▶ [Brief] Copy down all of the data underneath, exactly as shown.

###

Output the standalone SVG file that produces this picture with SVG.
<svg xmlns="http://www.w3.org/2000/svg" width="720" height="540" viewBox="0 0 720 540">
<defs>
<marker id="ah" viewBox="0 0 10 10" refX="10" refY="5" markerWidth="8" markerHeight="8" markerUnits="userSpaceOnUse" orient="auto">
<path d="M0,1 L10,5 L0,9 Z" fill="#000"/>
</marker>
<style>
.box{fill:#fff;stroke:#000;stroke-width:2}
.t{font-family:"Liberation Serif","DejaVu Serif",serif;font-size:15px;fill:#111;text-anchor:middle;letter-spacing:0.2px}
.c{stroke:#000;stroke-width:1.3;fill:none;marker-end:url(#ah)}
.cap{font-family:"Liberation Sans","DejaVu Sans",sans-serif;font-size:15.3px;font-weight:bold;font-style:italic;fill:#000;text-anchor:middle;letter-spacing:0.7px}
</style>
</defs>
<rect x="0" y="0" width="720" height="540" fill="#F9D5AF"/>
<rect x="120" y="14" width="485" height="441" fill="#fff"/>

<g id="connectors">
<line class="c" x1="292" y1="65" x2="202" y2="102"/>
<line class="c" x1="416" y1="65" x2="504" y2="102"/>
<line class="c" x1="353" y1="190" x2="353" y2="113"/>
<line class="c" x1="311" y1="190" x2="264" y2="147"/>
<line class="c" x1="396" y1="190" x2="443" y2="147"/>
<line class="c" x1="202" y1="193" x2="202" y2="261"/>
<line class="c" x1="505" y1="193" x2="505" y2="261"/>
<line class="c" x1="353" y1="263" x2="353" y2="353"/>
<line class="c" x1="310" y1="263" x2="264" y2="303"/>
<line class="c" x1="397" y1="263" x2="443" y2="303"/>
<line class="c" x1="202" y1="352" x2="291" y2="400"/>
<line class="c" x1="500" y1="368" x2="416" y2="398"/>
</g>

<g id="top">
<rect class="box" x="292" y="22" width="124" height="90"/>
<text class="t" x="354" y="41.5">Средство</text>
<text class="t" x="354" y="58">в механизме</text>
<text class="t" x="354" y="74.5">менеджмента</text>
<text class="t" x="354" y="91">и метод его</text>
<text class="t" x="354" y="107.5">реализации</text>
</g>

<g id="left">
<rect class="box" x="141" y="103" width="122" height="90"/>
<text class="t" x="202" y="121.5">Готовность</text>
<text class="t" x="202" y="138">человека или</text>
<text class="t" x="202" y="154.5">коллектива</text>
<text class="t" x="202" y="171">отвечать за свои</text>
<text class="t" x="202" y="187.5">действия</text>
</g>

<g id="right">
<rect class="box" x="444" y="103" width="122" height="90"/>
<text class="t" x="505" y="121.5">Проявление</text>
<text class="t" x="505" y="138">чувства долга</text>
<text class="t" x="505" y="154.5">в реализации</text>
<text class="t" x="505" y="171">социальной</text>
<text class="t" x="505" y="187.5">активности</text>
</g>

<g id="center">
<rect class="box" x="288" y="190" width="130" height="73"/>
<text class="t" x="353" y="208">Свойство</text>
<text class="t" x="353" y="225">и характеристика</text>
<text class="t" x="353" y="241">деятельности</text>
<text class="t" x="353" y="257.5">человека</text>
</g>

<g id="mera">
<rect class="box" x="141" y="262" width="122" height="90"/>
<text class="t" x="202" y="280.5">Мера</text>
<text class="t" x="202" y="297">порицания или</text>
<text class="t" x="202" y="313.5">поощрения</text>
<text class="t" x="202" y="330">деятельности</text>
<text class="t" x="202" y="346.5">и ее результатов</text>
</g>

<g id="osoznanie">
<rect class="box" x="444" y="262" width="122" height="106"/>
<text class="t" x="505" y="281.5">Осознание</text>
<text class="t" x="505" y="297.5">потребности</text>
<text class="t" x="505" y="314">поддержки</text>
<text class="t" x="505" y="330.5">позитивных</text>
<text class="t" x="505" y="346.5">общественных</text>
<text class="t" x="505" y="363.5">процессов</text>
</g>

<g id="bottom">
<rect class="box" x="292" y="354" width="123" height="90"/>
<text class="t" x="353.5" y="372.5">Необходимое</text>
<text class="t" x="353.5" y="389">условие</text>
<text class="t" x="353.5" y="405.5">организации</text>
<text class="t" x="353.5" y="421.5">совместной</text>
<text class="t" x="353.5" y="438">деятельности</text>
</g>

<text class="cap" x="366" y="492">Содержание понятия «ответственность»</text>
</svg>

###

▶ [Full answer]
Output the standalone SVG file that produces this picture with SVG.
<svg xmlns="http://www.w3.org/2000/svg" width="720" height="540" viewBox="0 0 720 540">
<defs>
<marker id="ah" viewBox="0 0 10 10" refX="10" refY="5" markerWidth="8" markerHeight="8" markerUnits="userSpaceOnUse" orient="auto">
<path d="M0,1 L10,5 L0,9 Z" fill="#000"/>
</marker>
<style>
.box{fill:#fff;stroke:#000;stroke-width:2}
.t{font-family:"Liberation Serif","DejaVu Serif",serif;font-size:15px;fill:#111;text-anchor:middle;letter-spacing:0.2px}
.c{stroke:#000;stroke-width:1.3;fill:none;marker-end:url(#ah)}
.cap{font-family:"Liberation Sans","DejaVu Sans",sans-serif;font-size:15.3px;font-weight:bold;font-style:italic;fill:#000;text-anchor:middle;letter-spacing:0.7px}
</style>
</defs>
<rect x="0" y="0" width="720" height="540" fill="#F9D5AF"/>
<rect x="120" y="14" width="485" height="441" fill="#fff"/>

<g id="connectors">
<line class="c" x1="292" y1="65" x2="202" y2="102"/>
<line class="c" x1="416" y1="65" x2="504" y2="102"/>
<line class="c" x1="353" y1="190" x2="353" y2="113"/>
<line class="c" x1="311" y1="190" x2="264" y2="147"/>
<line class="c" x1="396" y1="190" x2="443" y2="147"/>
<line class="c" x1="202" y1="193" x2="202" y2="261"/>
<line class="c" x1="505" y1="193" x2="505" y2="261"/>
<line class="c" x1="353" y1="263" x2="353" y2="353"/>
<line class="c" x1="310" y1="263" x2="264" y2="303"/>
<line class="c" x1="397" y1="263" x2="443" y2="303"/>
<line class="c" x1="202" y1="352" x2="291" y2="400"/>
<line class="c" x1="500" y1="368" x2="416" y2="398"/>
</g>

<g id="top">
<rect class="box" x="292" y="22" width="124" height="90"/>
<text class="t" x="354" y="41.5">Средство</text>
<text class="t" x="354" y="58">в механизме</text>
<text class="t" x="354" y="74.5">менеджмента</text>
<text class="t" x="354" y="91">и метод его</text>
<text class="t" x="354" y="107.5">реализации</text>
</g>

<g id="left">
<rect class="box" x="141" y="103" width="122" height="90"/>
<text class="t" x="202" y="121.5">Готовность</text>
<text class="t" x="202" y="138">человека или</text>
<text class="t" x="202" y="154.5">коллектива</text>
<text class="t" x="202" y="171">отвечать за свои</text>
<text class="t" x="202" y="187.5">действия</text>
</g>

<g id="right">
<rect class="box" x="444" y="103" width="122" height="90"/>
<text class="t" x="505" y="121.5">Проявление</text>
<text class="t" x="505" y="138">чувства долга</text>
<text class="t" x="505" y="154.5">в реализации</text>
<text class="t" x="505" y="171">социальной</text>
<text class="t" x="505" y="187.5">активности</text>
</g>

<g id="center">
<rect class="box" x="288" y="190" width="130" height="73"/>
<text class="t" x="353" y="208">Свойство</text>
<text class="t" x="353" y="225">и характеристика</text>
<text class="t" x="353" y="241">деятельности</text>
<text class="t" x="353" y="257.5">человека</text>
</g>

<g id="mera">
<rect class="box" x="141" y="262" width="122" height="90"/>
<text class="t" x="202" y="280.5">Мера</text>
<text class="t" x="202" y="297">порицания или</text>
<text class="t" x="202" y="313.5">поощрения</text>
<text class="t" x="202" y="330">деятельности</text>
<text class="t" x="202" y="346.5">и ее результатов</text>
</g>

<g id="osoznanie">
<rect class="box" x="444" y="262" width="122" height="106"/>
<text class="t" x="505" y="281.5">Осознание</text>
<text class="t" x="505" y="297.5">потребности</text>
<text class="t" x="505" y="314">поддержки</text>
<text class="t" x="505" y="330.5">позитивных</text>
<text class="t" x="505" y="346.5">общественных</text>
<text class="t" x="505" y="363.5">процессов</text>
</g>

<g id="bottom">
<rect class="box" x="292" y="354" width="123" height="90"/>
<text class="t" x="353.5" y="372.5">Необходимое</text>
<text class="t" x="353.5" y="389">условие</text>
<text class="t" x="353.5" y="405.5">организации</text>
<text class="t" x="353.5" y="421.5">совместной</text>
<text class="t" x="353.5" y="438">деятельности</text>
</g>

<text class="cap" x="366" y="492">Содержание понятия «ответственность»</text>
</svg>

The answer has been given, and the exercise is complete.